After lunch we drove out of the Esteli valley, up over a gorgeous mountain range, and 2 hours later arrived at El Lagartillo, a small community of only a couple dozen houses where we divided up and became guests in different homes.  Again, as our textbook had summarized Nicaraguan history, here we heard stories of suffering and intervention, but we also saw resistance, pride, and more.

The community was born as a farming cooperative in 1984, but at 8 a.m. on Dec. 31 that same year a group of 100-150 Contras attacked from three sides.  Some of those who survived the attack walked us through the village showing the school that the Contras had burned and where two 14-year-old boys were killed while fighting to defend the school.  Twelve other community members had been armed in case of an attack and fought for two hours, until the Contras left.  We came to a memorial the community had built to honor the two boys and four other community members who died.  A mother, Florentina, showed us the marks on a tree where her daughter, an artist who had been crippled with polio, had been fighting when a grenade killed her.  Florentina’s husband was also killed.  Many of the women and children were able to flee through brush and brambles behind the cooperative to escape over the mountain to a neighboring town.  Now, every Dec. 31, so the children will remember their community’s history, together they walk that path to reenact the exodus they call “The Inferno.”

The community struggled during the rest of the 1980’s.  The number of Contra attacks increased as the Contras got more aid and weapons from the U.S. government and from an arms-for-hostages exchange that became known as the Iran-Contra scandal.  Human rights organizations documented frequent Contra attacks on cooperative communities like Lagartillo as part of a broad strategy to hurt Nicaragua.  Although Lagartillo was not attacked again, residents said the Contras remained active in the area, sometimes torturing and executing neighbors whose horribly-mutilated bodies were left as warnings.

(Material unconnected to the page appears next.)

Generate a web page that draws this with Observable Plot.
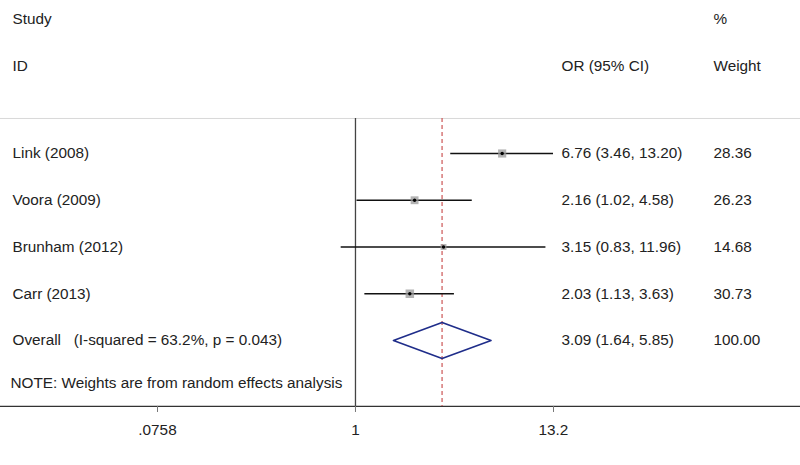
<!DOCTYPE html>
<html>
<head>
<meta charset="utf-8">
<script src="https://cdn.jsdelivr.net/npm/d3@7"></script>
<script src="https://cdn.jsdelivr.net/npm/@observablehq/plot@0.6"></script>
<style>
  html, body { margin: 0; padding: 0; background: #fff; }
  #chart svg { display: block; }
</style>
</head>
<body>
<div id="chart"></div>
<script>
// ---- data ----
const studies = ["Link (2008)", "Voora (2009)", "Brunham (2012)", "Carr (2013)"];
const orValues = [6.76, 2.16, 3.15, 2.03];
const ciLow = [3.46, 1.02, 0.83, 1.13];
const ciHigh = [13.20, 4.58, 11.96, 3.63];
const weights = [28.36, 26.23, 14.68, 30.73];
const overallLabel = "Overall\u00a0\u00a0 (I-squared = 63.2%, p = 0.043)";
const overallOR = 3.09;
const overallLow = 1.64;
const overallHigh = 5.85;
const overallWeight = 100.00;
const noteText = "NOTE: Weights are from random effects analysis";
const tickValues = [0.0758, 1, 13.2];
const tickLabels = [".0758", "1", "13.2"];

// ---- tables built from the arrays ----
const rows = studies.map((s, i) => ({
  row: i + 1,
  label: s,
  or: orValues[i],
  lo: ciLow[i],
  hi: ciHigh[i],
  weight: weights[i],
  orText: `${orValues[i].toFixed(2)} (${ciLow[i].toFixed(2)}, ${ciHigh[i].toFixed(2)})`,
  wText: weights[i].toFixed(2)
}));
const overallRow = {
  row: studies.length + 1,
  label: overallLabel,
  orText: `${overallOR.toFixed(2)} (${overallLow.toFixed(2)}, ${overallHigh.toFixed(2)})`,
  wText: overallWeight.toFixed(2)
};
const textRows = [...rows, overallRow];
const dh = 0.385; // diamond half-height in row units
const diamond = [
  {x: overallLow, y: overallRow.row},
  {x: overallOR, y: overallRow.row - dh},
  {x: overallHigh, y: overallRow.row},
  {x: overallOR, y: overallRow.row + dh},
  {x: overallLow, y: overallRow.row}
];
const ticks = tickValues.map((v, i) => ({v, label: tickLabels[i]}));

const yTop = 0.251, yBottom = 6.41, yNote = 5.92;
const txt = "#222";
const fs = 15.3;

const chart = Plot.plot({
  width: 800,
  height: 465,
  marginTop: 0,
  marginLeft: 0,
  marginRight: 0,
  marginBottom: 59,
  style: {fontFamily: "'Liberation Sans', Arial, sans-serif", fontSize: fs + "px", background: "#fff", color: txt},
  x: {type: "log", domain: [0.0758, 13.2], range: [157, 553], axis: null},
  y: {domain: [0, 6], range: [106.25, 386.75], axis: null},
  r: {domain: [0, 30.73], range: [0, 4.8]},
  marks: [
    // faint top border
    Plot.ruleY([yTop], {stroke: "#d8d8d8", strokeWidth: 1}),
    // axis line, ticks and tick labels
    Plot.ruleY([yBottom], {stroke: "#333", strokeWidth: 1.2}),
    Plot.ruleX(ticks, {x: "v", y1: yBottom, y2: yBottom + 0.13, stroke: "#777"}),
    Plot.text(ticks, {x: "v", y: yBottom + 0.5, text: "label", fill: txt}),
    // null line
    Plot.ruleX([1], {y1: yTop, y2: yBottom, stroke: "#444", strokeWidth: 1.3}),
    // overall dashed line
    Plot.ruleX([overallOR], {y1: yTop, y2: yBottom, stroke: "#cc5555", strokeWidth: 1.2, strokeDasharray: "4,3"}),
    // CIs
    Plot.ruleY(rows, {y: "row", x1: "lo", x2: "hi", stroke: "#111", strokeWidth: 1.3}),
    // weight squares
    Plot.dot(rows, {x: "or", y: "row", r: "weight", symbol: "square", fill: "#9a9a9a", fillOpacity: 0.75, stroke: "none"}),
    Plot.dot(rows, {x: "or", y: "row", r: 1.7, fill: "#000", stroke: "none"}),
    // diamond
    Plot.line(diamond, {x: "x", y: "y", stroke: "#1f2d8a", strokeWidth: 1.6, curve: "linear"}),
    // headers
    Plot.text(["Study"], {frameAnchor: "top-left", dx: 12, dy: 13, textAnchor: "start", fill: txt}),
    Plot.text(["ID"], {frameAnchor: "top-left", dx: 12, dy: 60, textAnchor: "start", fill: txt}),
    Plot.text(["OR (95% CI)"], {frameAnchor: "top-left", dx: 561, dy: 60, textAnchor: "start", fill: txt}),
    Plot.text(["%"], {frameAnchor: "top-left", dx: 713, dy: 13, textAnchor: "start", fill: txt}),
    Plot.text(["Weight"], {frameAnchor: "top-left", dx: 713, dy: 60, textAnchor: "start", fill: txt}),
    // row texts
    Plot.text(textRows, {y: "row", text: "label", frameAnchor: "left", dx: 12, textAnchor: "start", fill: txt}),
    Plot.text(textRows, {y: "row", text: "orText", frameAnchor: "left", dx: 561, textAnchor: "start", fill: txt}),
    Plot.text(textRows, {y: "row", text: "wText", frameAnchor: "left", dx: 713, textAnchor: "start", fill: txt}),
    Plot.text([noteText], {y: [yNote], frameAnchor: "left", dx: 10, textAnchor: "start", fill: txt})
  ]
});
document.getElementById("chart").appendChild(chart);
</script>
</body>
</html>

At 6:00 the students returned to their temporary homes for supper with a local family.  Doug, his son Josh, and Yuriy stayed in the home of Balta and her son Jose.  Doug recognized Balta from a book on victims of the Contra War then and now (Nicaragua: Surviving the Legacy of U.S. Policy), which features a drawing she made at age 13 of the attack, showing Contras in blue uniforms burning down her school, women crying and fleeing with their children, and her two 14-year-old schoolmates fighting from inside stone circles.  In the late 1980’s drawings by Balta and 24 other Nicaraguan children were posted in subway trains in the Washington D.C. to alert the U.S. public to what its country was doing in Nicaragua.

After supper we got a glimpse of the spirit and determination the community has channeled in other directions after the war.  In contrast with the malnourished children we saw yesterday, the Lagartillo kids we saw are well-fed not only with food but with culture.  Earlier we had seen the community had its own small library building and a secondary school, neither of which are usually seen even in communities several times larger than Lagartillo.  The community has also done well enough that it built a Cultural Center, where that evening a children’s theater group put on a play about protecting the environment.  That was followed by a concert from an acoustic band, which had just arrived from giving a concert several hours away, singing their own compositions (to the accompaniment of a guitar, a violin, a mandolin, and bongos) that were brimming with Nicaraguan pride.

After thoroughly impressing us and blowing our socks off, the community asked if would play them in volleyball.  Still smarting from the licking we took in soccer by the kids in Awas, we decided to try our luck in volleyball.  Two bright lights were set up outside, lime was poured to make boundaries (that’s when we realized they were serious), and we contributed our own patented “digital scoreboard” to the competition.     The first game went to El Lagartillo.  They switched players for the second game …. and beat us again.  The third game we won!  With Goshen in the groove our self-confidence surged into the fourth game, we soon stood expectantly at match point — before the community rallied and came from behind to beat us again.  In multiple ways, El Lagartillo is one persistent community.